* [What needs to be done]: Please, without the pictures, retype exactly the lines from the start of the material through the line that holds "fliers=fliers[i], label=labels[i]))".

---+---

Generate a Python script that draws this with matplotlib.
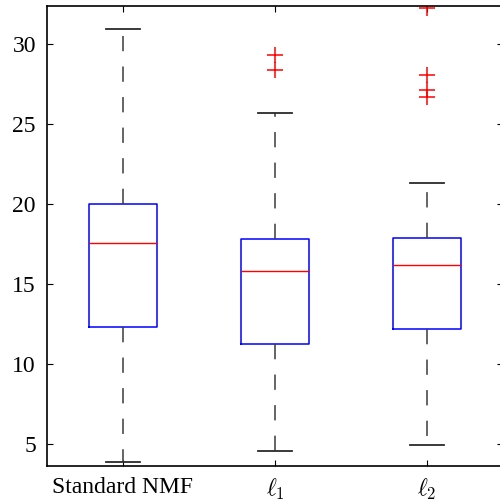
import matplotlib
matplotlib.use('Agg')
import matplotlib.pyplot as plt

# box statistics (MATLAB-style boxplot)
labels = ['Standard NMF', r'$\ell_1$', r'$\ell_2$']
medians = [17.58, 15.81, 16.17]
q1s = [12.31, 11.25, 12.21]
q3s = [20.0, 17.81, 17.86]
whis_lo = [3.89, 4.58, 4.92]
whis_hi = [30.94, 25.67, 21.33]
fliers = [[], [29.31, 28.39], [32.23, 28.06, 27.13, 26.71]]

plt.rcParams['font.family'] = ['Liberation Serif', 'DejaVu Serif']
plt.rcParams['mathtext.fontset'] = 'cm'

stats = []
for i in range(len(labels)):
    stats.append(dict(med=medians[i], q1=q1s[i], q3=q3s[i],
                      whislo=whis_lo[i], whishi=whis_hi[i],
                      fliers=fliers[i], label=labels[i]))

fig = plt.figure(figsize=(5.0, 5.01), dpi=100)
ax = fig.add_axes([0.094, 0.0699, 0.912, 0.918])

ax.bxp(stats, positions=[1, 2, 3], widths=0.45,
       boxprops=dict(color='blue', lw=1.1),
       medianprops=dict(color='red', lw=1.0),
       whiskerprops=dict(color='#3a3a3a', lw=1.1, linestyle=(0, (10, 10))),
       capprops=dict(color='#2a2a2a', lw=1.3),
       flierprops=dict(marker='+', markeredgecolor='red', markersize=11,
                       markeredgewidth=1.1, linestyle='none'))

ax.set_xlim(0.5, 3.5)
ax.set_ylim(3.625, 32.375)
ax.set_yticks([5, 10, 15, 20, 25, 30])
ax.set_xticks([1, 2, 3])
ax.set_xticklabels(labels)
ax.tick_params(direction='in', top=True, right=True, length=4, width=0.8,
               labelsize=17, pad=8)
for s in ax.spines.values():
    s.set_linewidth(1.2)

fig.savefig('out.png', dpi=100)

---+---

* [Task output]:
Generate a Python script that draws this with matplotlib.
import matplotlib
matplotlib.use('Agg')
import matplotlib.pyplot as plt

# box statistics (MATLAB-style boxplot)
labels = ['Standard NMF', r'$\ell_1$', r'$\ell_2$']
medians = [17.58, 15.81, 16.17]
q1s = [12.31, 11.25, 12.21]
q3s = [20.0, 17.81, 17.86]
whis_lo = [3.89, 4.58, 4.92]
whis_hi = [30.94, 25.67, 21.33]
fliers = [[], [29.31, 28.39], [32.23, 28.06, 27.13, 26.71]]

plt.rcParams['font.family'] = ['Liberation Serif', 'DejaVu Serif']
plt.rcParams['mathtext.fontset'] = 'cm'

stats = []
for i in range(len(labels)):
    stats.append(dict(med=medians[i], q1=q1s[i], q3=q3s[i],
                      whislo=whis_lo[i], whishi=whis_hi[i],
                      fliers=fliers[i], label=labels[i]))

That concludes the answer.